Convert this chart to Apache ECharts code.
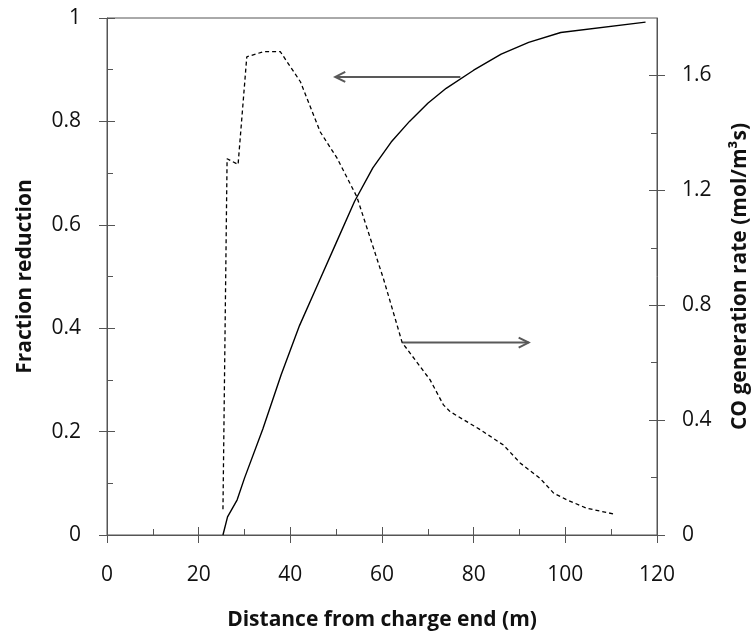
<!DOCTYPE html>
<html>
<head>
<meta charset="utf-8">
<script src="https://cdn.jsdelivr.net/npm/echarts@6/dist/echarts.min.js"></script>
<style>
  html, body { margin: 0; padding: 0; background: #fff; }
  #chart { width: 756px; height: 633px; }
</style>
</head>
<body>
<div id="chart"></div>
<script>
// Fraction reduction along the kiln (left axis)
const reductionX = [25.3, 26.3, 28.4, 30, 34, 38, 42, 46, 50, 54, 58, 62, 66, 70, 74, 80, 86, 92, 99, 117.5];
const reductionY = [0, 0.035, 0.068, 0.11, 0.205, 0.31, 0.405, 0.485, 0.565, 0.645, 0.71, 0.76, 0.80, 0.835, 0.864, 0.899, 0.93, 0.953, 0.972, 0.992];

// CO generation rate along the kiln (right axis)
const coX = [25.3, 26.2, 28.6, 30.5, 34.2, 37.8, 42.2, 46.5, 50.2, 54.5, 60.4, 64.4, 70.5, 73.4, 74.9, 81.5, 86.5, 90.2, 94.5, 97.5, 100.4, 104.7, 110.9];
const coRate = [0.09, 1.31, 1.29, 1.665, 1.683, 1.683, 1.578, 1.404, 1.312, 1.178, 0.888, 0.670, 0.540, 0.453, 0.429, 0.366, 0.313, 0.250, 0.197, 0.145, 0.122, 0.093, 0.072];

// Tick positions
const distanceTicks = [0, 20, 40, 60, 80, 100, 120];
const distanceMinor = [10, 30, 50, 70, 90, 110];
const fractionTicks = [0, 0.2, 0.4, 0.6, 0.8, 1];
const fractionMinor = [0.1, 0.3, 0.5, 0.7, 0.9];
const rateTicks = [0, 0.4, 0.8, 1.2, 1.6];
const rateMinor = [0.2, 0.6, 1.0, 1.4];

// Pointer arrows: [x from, y from, x to, y to], each pointing to the axis its curve is read on
const fractionArrow = [77.1, 0.886, 49.8, 0.886];
const rateArrow = [64.4, 0.670, 92.0, 0.670];

const FONT = "'Open Sans', 'Noto Sans', sans-serif";
const AXIS_COLOR = '#555555';
const TEXT_COLOR = '#111111';

// One axis side is drawn as three stacked axes: main (line, labels, inner major ticks),
// outer major ticks, and inner minor ticks.
function axisSet(base, major, minor, extra) {
  const hidden = { show: false };
  const main = Object.assign({}, base, {
    axisLine: { show: true, onZero: false, lineStyle: { color: AXIS_COLOR, width: 1 } },
    axisTick: { show: true, inside: true, length: 8, customValues: major, lineStyle: { color: AXIS_COLOR, width: 1 } },
    axisLabel: Object.assign({ show: true, customValues: major, color: TEXT_COLOR, fontFamily: FONT, fontSize: 21 }, extra.label),
    splitLine: hidden
  }, extra.main);
  const outer = Object.assign({}, base, {
    axisLine: { show: false, onZero: false },
    axisTick: { show: true, inside: false, length: 8, customValues: major, lineStyle: { color: AXIS_COLOR, width: 1 } },
    axisLabel: hidden,
    splitLine: hidden
  });
  const minorAxis = Object.assign({}, base, {
    axisLine: { show: false, onZero: false },
    axisTick: { show: true, inside: true, length: 6, customValues: minor, lineStyle: { color: AXIS_COLOR, width: 1 } },
    axisLabel: hidden,
    splitLine: hidden
  });
  return [main, outer, minorAxis];
}

const nameStyle = { fontFamily: FONT, fontSize: 21, fontWeight: 'bold', color: TEXT_COLOR };

const xAxes = axisSet(
  { type: 'value', position: 'bottom', min: 0, max: 120, gridIndex: 0 },
  distanceTicks, distanceMinor,
  {
    label: { margin: 30 },
    main: { name: 'Distance from charge end (m)', nameLocation: 'middle', nameGap: 75, nameTextStyle: nameStyle }
  }
);

const leftAxes = axisSet(
  { type: 'value', position: 'left', offset: 0, min: 0, max: 1, gridIndex: 0 },
  fractionTicks, fractionMinor,
  {
    label: { margin: 26 },
    main: { name: 'Fraction reduction', nameLocation: 'middle', nameRotate: 90, nameGap: 71, nameTextStyle: nameStyle }
  }
);

const rightAxes = axisSet(
  { type: 'value', position: 'right', offset: 0, min: 0, max: 1.8, gridIndex: 0 },
  rateTicks, rateMinor,
  {
    label: { margin: 25 },
    main: { name: 'CO generation rate (mol/m³s)', nameLocation: 'middle', nameRotate: 90, nameGap: 73, nameTextStyle: nameStyle }
  }
);

function arrowItem(params, api) {
  const a = api.coord([api.value(0), api.value(1)]);
  const b = api.coord([api.value(2), api.value(3)]);
  const dx = b[0] - a[0], dy = b[1] - a[1];
  const len = Math.hypot(dx, dy) || 1;
  const ux = dx / len, uy = dy / len;
  const head = 10, half = 5;
  const bx = b[0] - ux * head, by = b[1] - uy * head;
  const style = { stroke: '#595959', lineWidth: 2, fill: null };
  return {
    type: 'group',
    children: [
      { type: 'line', shape: { x1: a[0], y1: a[1], x2: b[0], y2: b[1] }, style: style },
      { type: 'polyline', shape: { points: [[bx - uy * half, by + ux * half], [b[0], b[1]], [bx + uy * half, by - ux * half]] }, style: style }
    ]
  };
}

const chart = echarts.init(document.getElementById('chart'), null, { renderer: 'canvas' });
chart.setOption({
  animation: false,
  backgroundColor: '#ffffff',
  textStyle: { fontFamily: FONT },
  grid: {
    left: 107, right: 99, top: 18, bottom: 98,
    containLabel: false,
    outerBoundsMode: 'none',
    show: true, borderColor: AXIS_COLOR, borderWidth: 1, backgroundColor: 'transparent'
  },
  xAxis: xAxes,
  yAxis: leftAxes.concat(rightAxes),
  series: [
    {
      name: 'Fraction reduction',
      type: 'line',
      xAxisIndex: 0, yAxisIndex: 0,
      data: reductionX.map((x, i) => [x, reductionY[i]]),
      symbol: 'none',
      lineStyle: { color: '#000000', width: 1.4, type: 'solid' }
    },
    {
      name: 'CO generation rate',
      type: 'line',
      xAxisIndex: 0, yAxisIndex: 3,
      data: coX.map((x, i) => [x, coRate[i]]),
      symbol: 'none',
      lineStyle: { color: '#000000', width: 1.3, type: [4, 3] }
    },
    {
      type: 'custom',
      xAxisIndex: 0, yAxisIndex: 0,
      renderItem: arrowItem,
      encode: { x: [0, 2], y: [1, 3] },
      data: [fractionArrow],
      silent: true
    },
    {
      type: 'custom',
      xAxisIndex: 0, yAxisIndex: 3,
      renderItem: arrowItem,
      encode: { x: [0, 2], y: [1, 3] },
      data: [rateArrow],
      silent: true
    }
  ]
});
</script>
</body>
</html>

# Exercise goal
Except for the pictures, copy the material above exactly.

# Final result
Convert this chart to Apache ECharts code.
<!DOCTYPE html>
<html>
<head>
<meta charset="utf-8">
<script src="https://cdn.jsdelivr.net/npm/echarts@6/dist/echarts.min.js"></script>
<style>
  html, body { margin: 0; padding: 0; background: #fff; }
  #chart { width: 756px; height: 633px; }
</style>
</head>
<body>
<div id="chart"></div>
<script>
// Fraction reduction along the kiln (left axis)
const reductionX = [25.3, 26.3, 28.4, 30, 34, 38, 42, 46, 50, 54, 58, 62, 66, 70, 74, 80, 86, 92, 99, 117.5];
const reductionY = [0, 0.035, 0.068, 0.11, 0.205, 0.31, 0.405, 0.485, 0.565, 0.645, 0.71, 0.76, 0.80, 0.835, 0.864, 0.899, 0.93, 0.953, 0.972, 0.992];

// CO generation rate along the kiln (right axis)
const coX = [25.3, 26.2, 28.6, 30.5, 34.2, 37.8, 42.2, 46.5, 50.2, 54.5, 60.4, 64.4, 70.5, 73.4, 74.9, 81.5, 86.5, 90.2, 94.5, 97.5, 100.4, 104.7, 110.9];
const coRate = [0.09, 1.31, 1.29, 1.665, 1.683, 1.683, 1.578, 1.404, 1.312, 1.178, 0.888, 0.670, 0.540, 0.453, 0.429, 0.366, 0.313, 0.250, 0.197, 0.145, 0.122, 0.093, 0.072];

// Tick positions
const distanceTicks = [0, 20, 40, 60, 80, 100, 120];
const distanceMinor = [10, 30, 50, 70, 90, 110];
const fractionTicks = [0, 0.2, 0.4, 0.6, 0.8, 1];
const fractionMinor = [0.1, 0.3, 0.5, 0.7, 0.9];
const rateTicks = [0, 0.4, 0.8, 1.2, 1.6];
const rateMinor = [0.2, 0.6, 1.0, 1.4];

// Pointer arrows: [x from, y from, x to, y to], each pointing to the axis its curve is read on
const fractionArrow = [77.1, 0.886, 49.8, 0.886];
const rateArrow = [64.4, 0.670, 92.0, 0.670];

const FONT = "'Open Sans', 'Noto Sans', sans-serif";
const AXIS_COLOR = '#555555';
const TEXT_COLOR = '#111111';

// One axis side is drawn as three stacked axes: main (line, labels, inner major ticks),
// outer major ticks, and inner minor ticks.
function axisSet(base, major, minor, extra) {
  const hidden = { show: false };
  const main = Object.assign({}, base, {
    axisLine: { show: true, onZero: false, lineStyle: { color: AXIS_COLOR, width: 1 } },
    axisTick: { show: true, inside: true, length: 8, customValues: major, lineStyle: { color: AXIS_COLOR, width: 1 } },
    axisLabel: Object.assign({ show: true, customValues: major, color: TEXT_COLOR, fontFamily: FONT, fontSize: 21 }, extra.label),
    splitLine: hidden
  }, extra.main);
  const outer = Object.assign({}, base, {
    axisLine: { show: false, onZero: false },
    axisTick: { show: true, inside: false, length: 8, customValues: major, lineStyle: { color: AXIS_COLOR, width: 1 } },
    axisLabel: hidden,
    splitLine: hidden
  });
  const minorAxis = Object.assign({}, base, {
    axisLine: { show: false, onZero: false },
    axisTick: { show: true, inside: true, length: 6, customValues: minor, lineStyle: { color: AXIS_COLOR, width: 1 } },
    axisLabel: hidden,
    splitLine: hidden
  });
  return [main, outer, minorAxis];
}

const nameStyle = { fontFamily: FONT, fontSize: 21, fontWeight: 'bold', color: TEXT_COLOR };

const xAxes = axisSet(
  { type: 'value', position: 'bottom', min: 0, max: 120, gridIndex: 0 },
  distanceTicks, distanceMinor,
  {
    label: { margin: 30 },
    main: { name: 'Distance from charge end (m)', nameLocation: 'middle', nameGap: 75, nameTextStyle: nameStyle }
  }
);

const leftAxes = axisSet(
  { type: 'value', position: 'left', offset: 0, min: 0, max: 1, gridIndex: 0 },
  fractionTicks, fractionMinor,
  {
    label: { margin: 26 },
    main: { name: 'Fraction reduction', nameLocation: 'middle', nameRotate: 90, nameGap: 71, nameTextStyle: nameStyle }
  }
);

const rightAxes = axisSet(
  { type: 'value', position: 'right', offset: 0, min: 0, max: 1.8, gridIndex: 0 },
  rateTicks, rateMinor,
  {
    label: { margin: 25 },
    main: { name: 'CO generation rate (mol/m³s)', nameLocation: 'middle', nameRotate: 90, nameGap: 73, nameTextStyle: nameStyle }
  }
);

function arrowItem(params, api) {
  const a = api.coord([api.value(0), api.value(1)]);
  const b = api.coord([api.value(2), api.value(3)]);
  const dx = b[0] - a[0], dy = b[1] - a[1];
  const len = Math.hypot(dx, dy) || 1;
  const ux = dx / len, uy = dy / len;
  const head = 10, half = 5;
  const bx = b[0] - ux * head, by = b[1] - uy * head;
  const style = { stroke: '#595959', lineWidth: 2, fill: null };
  return {
    type: 'group',
    children: [
      { type: 'line', shape: { x1: a[0], y1: a[1], x2: b[0], y2: b[1] }, style: style },
      { type: 'polyline', shape: { points: [[bx - uy * half, by + ux * half], [b[0], b[1]], [bx + uy * half, by - ux * half]] }, style: style }
    ]
  };
}

const chart = echarts.init(document.getElementById('chart'), null, { renderer: 'canvas' });
chart.setOption({
  animation: false,
  backgroundColor: '#ffffff',
  textStyle: { fontFamily: FONT },
  grid: {
    left: 107, right: 99, top: 18, bottom: 98,
    containLabel: false,
    outerBoundsMode: 'none',
    show: true, borderColor: AXIS_COLOR, borderWidth: 1, backgroundColor: 'transparent'
  },
  xAxis: xAxes,
  yAxis: leftAxes.concat(rightAxes),
  series: [
    {
      name: 'Fraction reduction',
      type: 'line',
      xAxisIndex: 0, yAxisIndex: 0,
      data: reductionX.map((x, i) => [x, reductionY[i]]),
      symbol: 'none',
      lineStyle: { color: '#000000', width: 1.4, type: 'solid' }
    },
    {
      name: 'CO generation rate',
      type: 'line',
      xAxisIndex: 0, yAxisIndex: 3,
      data: coX.map((x, i) => [x, coRate[i]]),
      symbol: 'none',
      lineStyle: { color: '#000000', width: 1.3, type: [4, 3] }
    },
    {
      type: 'custom',
      xAxisIndex: 0, yAxisIndex: 0,
      renderItem: arrowItem,
      encode: { x: [0, 2], y: [1, 3] },
      data: [fractionArrow],
      silent: true
    },
    {
      type: 'custom',
      xAxisIndex: 0, yAxisIndex: 3,
      renderItem: arrowItem,
      encode: { x: [0, 2], y: [1, 3] },
      data: [rateArrow],
      silent: true
    }
  ]
});
</script>
</body>
</html>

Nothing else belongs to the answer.